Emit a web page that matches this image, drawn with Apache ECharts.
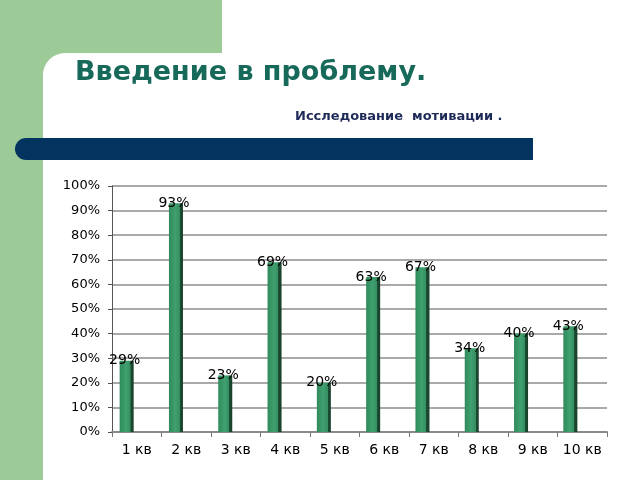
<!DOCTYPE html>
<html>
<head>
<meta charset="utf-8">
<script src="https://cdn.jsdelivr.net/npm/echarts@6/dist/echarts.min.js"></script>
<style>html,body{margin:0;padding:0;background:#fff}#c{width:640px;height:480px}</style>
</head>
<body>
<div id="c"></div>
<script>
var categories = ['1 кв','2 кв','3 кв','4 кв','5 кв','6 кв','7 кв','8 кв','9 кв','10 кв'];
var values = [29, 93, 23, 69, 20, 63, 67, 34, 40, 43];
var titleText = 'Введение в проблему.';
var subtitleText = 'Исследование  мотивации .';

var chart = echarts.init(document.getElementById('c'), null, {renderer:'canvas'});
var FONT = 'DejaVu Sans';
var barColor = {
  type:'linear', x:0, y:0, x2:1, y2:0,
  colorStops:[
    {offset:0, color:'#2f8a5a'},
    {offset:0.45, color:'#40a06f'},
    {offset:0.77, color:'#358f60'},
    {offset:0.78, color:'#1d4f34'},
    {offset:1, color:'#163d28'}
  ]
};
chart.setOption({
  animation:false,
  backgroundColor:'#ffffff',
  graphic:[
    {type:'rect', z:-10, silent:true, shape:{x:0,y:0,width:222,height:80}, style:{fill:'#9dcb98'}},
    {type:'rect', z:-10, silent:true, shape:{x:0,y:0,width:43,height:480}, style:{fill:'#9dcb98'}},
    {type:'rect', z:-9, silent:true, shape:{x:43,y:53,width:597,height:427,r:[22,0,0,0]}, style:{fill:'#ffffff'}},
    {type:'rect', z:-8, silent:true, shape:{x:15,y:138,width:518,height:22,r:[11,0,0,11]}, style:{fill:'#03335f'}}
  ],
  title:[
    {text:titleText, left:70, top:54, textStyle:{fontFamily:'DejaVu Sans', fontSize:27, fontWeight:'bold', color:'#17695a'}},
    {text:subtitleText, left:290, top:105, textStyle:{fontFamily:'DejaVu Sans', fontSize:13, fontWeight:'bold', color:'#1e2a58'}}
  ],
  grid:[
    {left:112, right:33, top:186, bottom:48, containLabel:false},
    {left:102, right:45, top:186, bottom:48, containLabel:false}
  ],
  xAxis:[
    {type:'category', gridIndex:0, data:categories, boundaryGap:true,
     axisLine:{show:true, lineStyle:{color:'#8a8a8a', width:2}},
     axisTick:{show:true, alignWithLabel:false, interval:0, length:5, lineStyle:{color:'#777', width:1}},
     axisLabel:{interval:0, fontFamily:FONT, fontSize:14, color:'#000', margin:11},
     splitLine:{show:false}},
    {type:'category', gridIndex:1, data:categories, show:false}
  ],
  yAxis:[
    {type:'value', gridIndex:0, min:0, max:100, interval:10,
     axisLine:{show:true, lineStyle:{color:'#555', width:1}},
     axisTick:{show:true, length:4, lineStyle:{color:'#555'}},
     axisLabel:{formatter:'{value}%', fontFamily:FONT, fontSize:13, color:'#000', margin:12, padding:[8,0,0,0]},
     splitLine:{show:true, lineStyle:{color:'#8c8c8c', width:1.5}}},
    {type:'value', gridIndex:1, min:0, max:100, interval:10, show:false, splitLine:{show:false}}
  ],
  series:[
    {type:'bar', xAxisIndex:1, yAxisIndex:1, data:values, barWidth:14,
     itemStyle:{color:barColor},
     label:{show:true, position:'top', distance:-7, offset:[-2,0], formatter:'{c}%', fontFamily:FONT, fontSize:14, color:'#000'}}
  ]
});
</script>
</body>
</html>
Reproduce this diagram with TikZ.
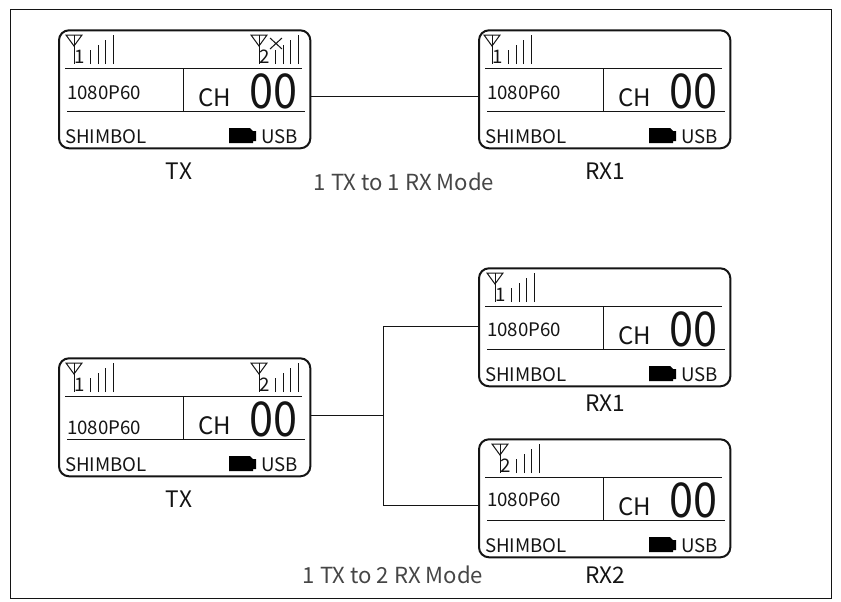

_EXERCISE_
Make an exact reproduction of the listing above, without any pictures.

_WRITTEN RESPONSE_
Emit a web page that matches this image, drawn with Apache ECharts.
<!DOCTYPE html>
<html>
<head>
<meta charset="utf-8">
<script src="https://cdn.jsdelivr.net/npm/echarts@6/dist/echarts.min.js"></script>
<style>html,body{margin:0;padding:0;background:#fff}#c{width:640px;height:480px}</style>
</head>
<body>
<div id="c"></div>
<script>
var categories = ['1 кв','2 кв','3 кв','4 кв','5 кв','6 кв','7 кв','8 кв','9 кв','10 кв'];
var values = [29, 93, 23, 69, 20, 63, 67, 34, 40, 43];
var titleText = 'Введение в проблему.';
var subtitleText = 'Исследование  мотивации .';

var chart = echarts.init(document.getElementById('c'), null, {renderer:'canvas'});
var FONT = 'DejaVu Sans';
var barColor = {
  type:'linear', x:0, y:0, x2:1, y2:0,
  colorStops:[
    {offset:0, color:'#2f8a5a'},
    {offset:0.45, color:'#40a06f'},
    {offset:0.77, color:'#358f60'},
    {offset:0.78, color:'#1d4f34'},
    {offset:1, color:'#163d28'}
  ]
};
chart.setOption({
  animation:false,
  backgroundColor:'#ffffff',
  graphic:[
    {type:'rect', z:-10, silent:true, shape:{x:0,y:0,width:222,height:80}, style:{fill:'#9dcb98'}},
    {type:'rect', z:-10, silent:true, shape:{x:0,y:0,width:43,height:480}, style:{fill:'#9dcb98'}},
    {type:'rect', z:-9, silent:true, shape:{x:43,y:53,width:597,height:427,r:[22,0,0,0]}, style:{fill:'#ffffff'}},
    {type:'rect', z:-8, silent:true, shape:{x:15,y:138,width:518,height:22,r:[11,0,0,11]}, style:{fill:'#03335f'}}
  ],
  title:[
    {text:titleText, left:70, top:54, textStyle:{fontFamily:'DejaVu Sans', fontSize:27, fontWeight:'bold', color:'#17695a'}},
    {text:subtitleText, left:290, top:105, textStyle:{fontFamily:'DejaVu Sans', fontSize:13, fontWeight:'bold', color:'#1e2a58'}}
  ],
  grid:[
    {left:112, right:33, top:186, bottom:48, containLabel:false},
    {left:102, right:45, top:186, bottom:48, containLabel:false}
  ],
  xAxis:[
    {type:'category', gridIndex:0, data:categories, boundaryGap:true,
     axisLine:{show:true, lineStyle:{color:'#8a8a8a', width:2}},
     axisTick:{show:true, alignWithLabel:false, interval:0, length:5, lineStyle:{color:'#777', width:1}},
     axisLabel:{interval:0, fontFamily:FONT, fontSize:14, color:'#000', margin:11},
     splitLine:{show:false}},
    {type:'category', gridIndex:1, data:categories, show:false}
  ],
  yAxis:[
    {type:'value', gridIndex:0, min:0, max:100, interval:10,
     axisLine:{show:true, lineStyle:{color:'#555', width:1}},
     axisTick:{show:true, length:4, lineStyle:{color:'#555'}},
     axisLabel:{formatter:'{value}%', fontFamily:FONT, fontSize:13, color:'#000', margin:12, padding:[8,0,0,0]},
     splitLine:{show:true, lineStyle:{color:'#8c8c8c', width:1.5}}},
    {type:'value', gridIndex:1, min:0, max:100, interval:10, show:false, splitLine:{show:false}}
  ],
  series:[
    {type:'bar', xAxisIndex:1, yAxisIndex:1, data:values, barWidth:14,
     itemStyle:{color:barColor},
     label:{show:true, position:'top', distance:-7, offset:[-2,0], formatter:'{c}%', fontFamily:FONT, fontSize:14, color:'#000'}}
  ]
});
</script>
</body>
</html>
Reproduce this diagram with TikZ.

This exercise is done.